На узкой полянке она увидела знакомые следы сапог на снегу и слепо побрела по ним. Чтобы не упасть, она то и дело хваталась рукой за ветки, другой зажимая рану. Теперь ей ничего не оставалось, как постараться догнать Антона, если он не ушел далеко, чтобы с его помощью перевязать рану. Сама она не могла этого сделать и боялась потерять сознание от потери крови. Она плохо видела в этой чащобе своим одним глазом и обрадовалась, когда услышала за сосенкой треск ветки.
– Антон!..
– Ну что? Иди сюда...
С затянутого тучами неба сыпался мелкий снежок...
18Антон подождал Зоську – а что ему оставалось делать, не бежать же ему вдогонку за этим баламутом-сержантом. Конечно, и сержант и Зоська теперь были ему ни к чему. Кажется, он выкрутился из беды, избежал самосуда, ушел от полицейской пули и даже вооружился винтовкой убитого на «железке» Салея. С Зоськой, наверно, все уже было кончено – зачем ему Зоська? Хотя... Кто знает, что будет дальше, но вот она выбежала из сосняка с залитой кровью щекой, и что-то в Антоне болезненно сжалось при виде ее недавно еще привлекательного, а теперь искаженного гримасой боли лица.
– Бинт есть?
Бинта, однако, у нее не оказалось, у него тоже не нашлось в карманах ничего подходящего для перевязки. Надо было разорвать что-нибудь из белья, но не раздеваться же тут, под носом у полицаев. Прежде всего следовало уносить ноги, коль уж оторвались от погони; каждая минута была дарована им для спасения.
– Вот черт! – выругался Антон, вслушиваясь в долетавшие с опушки голоса полицаев – еще чего доброго кинутся по следам вдогонку. Зоська, все зажимая ладонью рану, загнанно дышала, и он схватил ее за свободную руку.
– Как, терпеть можешь?
Она что-то сказала, но он, не расслышав, поволок ее сквозь туго пружинившие ветки сосенок – прочь от опушки, дальше, в глубь этой молодой рощи, пока ту не окружили полицаи. Окружат, тогда снова придется пробиваться с боем, что всегда пахнет кровью.

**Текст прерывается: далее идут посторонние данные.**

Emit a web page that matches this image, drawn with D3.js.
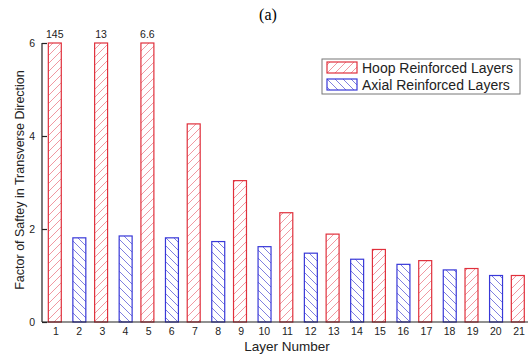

Но как-то неожиданно скоро роща кончилась, они выбежали на опушку, и Антон позволил себе остановиться, чтобы перевести дыхание. Зоська сразу упала на присыпанный снегом мох, а он сперва огляделся. Впереди лежало неширокое снежное поле, за ним темнела полоса новой рощи. Рассмотреть ее издали было трудно – сверху вовсю сыпал снег. Но, может быть, снег теперь к лучшему, подумал Антон, он укроет следы, будет легче уйти от преследования. Слегка отдышавшись, Антон повернулся к Зоське, которая, уронив голову, боком лежала между сосенок.